» Stated exercise: Transcribe the listing exactly, leaving out every picture.

#### Dataset extract

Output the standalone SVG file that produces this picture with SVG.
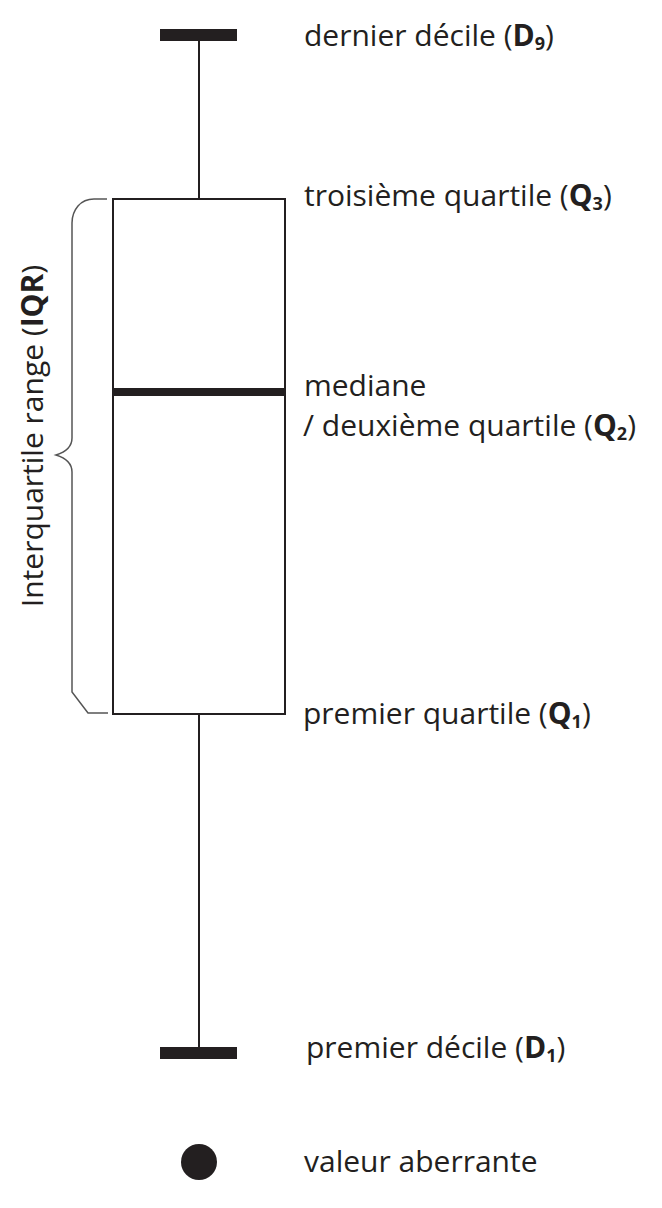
<svg xmlns="http://www.w3.org/2000/svg" width="662" height="1208" viewBox="0 0 662 1208">
<style>
.lbl{font-family:"Open Sans","Liberation Sans",sans-serif;font-size:30px;fill:#231f20}
.b{font-weight:bold}
.sub{font-size:18px;font-weight:bold}
.ln{stroke:#231f20;stroke-width:2;fill:none}
.cap{fill:#231f20}
</style>
<rect width="662" height="1208" fill="#ffffff"/>
<g id="connectors">
<line class="ln" x1="199" y1="40" x2="199" y2="199"/>
<line class="ln" x1="199" y1="714" x2="199" y2="1050"/>
</g>
<g id="box">
<rect class="ln" x="113" y="199" width="172" height="515"/>
<rect class="cap" x="113" y="388" width="172" height="8"/>
</g>
<g id="d9">
<rect class="cap" x="160" y="29" width="77" height="12"/>
<text class="lbl" x="304" y="46">dernier décile (<tspan class="b">D</tspan><tspan class="sub" dy="4">9</tspan><tspan dy="-4">)</tspan></text>
</g>
<g id="q3">
<text class="lbl" x="304" y="206">troisième quartile (<tspan class="b">Q</tspan><tspan class="sub" dy="4">3</tspan><tspan dy="-4">)</tspan></text>
</g>
<g id="q2">
<text class="lbl" x="304" y="396">mediane</text>
<text class="lbl" x="303" y="436">/ deuxième quartile (<tspan class="b">Q</tspan><tspan class="sub" dy="4">2</tspan><tspan dy="-4">)</tspan></text>
</g>
<g id="q1">
<text class="lbl" x="303" y="724">premier quartile (<tspan class="b">Q</tspan><tspan class="sub" dy="4">1</tspan><tspan dy="-4">)</tspan></text>
</g>
<g id="d1">
<rect class="cap" x="160" y="1047" width="77" height="12"/>
<text class="lbl" x="306" y="1058">premier décile (<tspan class="b">D</tspan><tspan class="sub" dy="4">1</tspan><tspan dy="-4">)</tspan></text>
</g>
<g id="outlier">
<circle class="cap" cx="199" cy="1162" r="18"/>
<text class="lbl" x="304" y="1172">valeur aberrante</text>
</g>
<g id="iqr">
<path d="M107,199 H94 Q84,199 78,206 Q72,213 72,223 V438 Q72,450 56,455 Q72,460 72,472 V692 L88,713 H108" fill="none" stroke="#555" stroke-width="1.5"/>
<text class="lbl" transform="translate(43,436) rotate(-90)" text-anchor="middle">Interquartile range (<tspan class="b">IQR</tspan>)</text>
</g>
</svg>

########

» Right answer:
Output the standalone SVG file that produces this picture with SVG.
<svg xmlns="http://www.w3.org/2000/svg" width="662" height="1208" viewBox="0 0 662 1208">
<style>
.lbl{font-family:"Open Sans","Liberation Sans",sans-serif;font-size:30px;fill:#231f20}
.b{font-weight:bold}
.sub{font-size:18px;font-weight:bold}
.ln{stroke:#231f20;stroke-width:2;fill:none}
.cap{fill:#231f20}
</style>
<rect width="662" height="1208" fill="#ffffff"/>
<g id="connectors">
<line class="ln" x1="199" y1="40" x2="199" y2="199"/>
<line class="ln" x1="199" y1="714" x2="199" y2="1050"/>
</g>
<g id="box">
<rect class="ln" x="113" y="199" width="172" height="515"/>
<rect class="cap" x="113" y="388" width="172" height="8"/>
</g>
<g id="d9">
<rect class="cap" x="160" y="29" width="77" height="12"/>
<text class="lbl" x="304" y="46">dernier décile (<tspan class="b">D</tspan><tspan class="sub" dy="4">9</tspan><tspan dy="-4">)</tspan></text>
</g>
<g id="q3">
<text class="lbl" x="304" y="206">troisième quartile (<tspan class="b">Q</tspan><tspan class="sub" dy="4">3</tspan><tspan dy="-4">)</tspan></text>
</g>
<g id="q2">
<text class="lbl" x="304" y="396">mediane</text>
<text class="lbl" x="303" y="436">/ deuxième quartile (<tspan class="b">Q</tspan><tspan class="sub" dy="4">2</tspan><tspan dy="-4">)</tspan></text>
</g>
<g id="q1">
<text class="lbl" x="303" y="724">premier quartile (<tspan class="b">Q</tspan><tspan class="sub" dy="4">1</tspan><tspan dy="-4">)</tspan></text>
</g>
<g id="d1">
<rect class="cap" x="160" y="1047" width="77" height="12"/>
<text class="lbl" x="306" y="1058">premier décile (<tspan class="b">D</tspan><tspan class="sub" dy="4">1</tspan><tspan dy="-4">)</tspan></text>
</g>
<g id="outlier">
<circle class="cap" cx="199" cy="1162" r="18"/>
<text class="lbl" x="304" y="1172">valeur aberrante</text>
</g>
<g id="iqr">
<path d="M107,199 H94 Q84,199 78,206 Q72,213 72,223 V438 Q72,450 56,455 Q72,460 72,472 V692 L88,713 H108" fill="none" stroke="#555" stroke-width="1.5"/>
<text class="lbl" transform="translate(43,436) rotate(-90)" text-anchor="middle">Interquartile range (<tspan class="b">IQR</tspan>)</text>
</g>
</svg>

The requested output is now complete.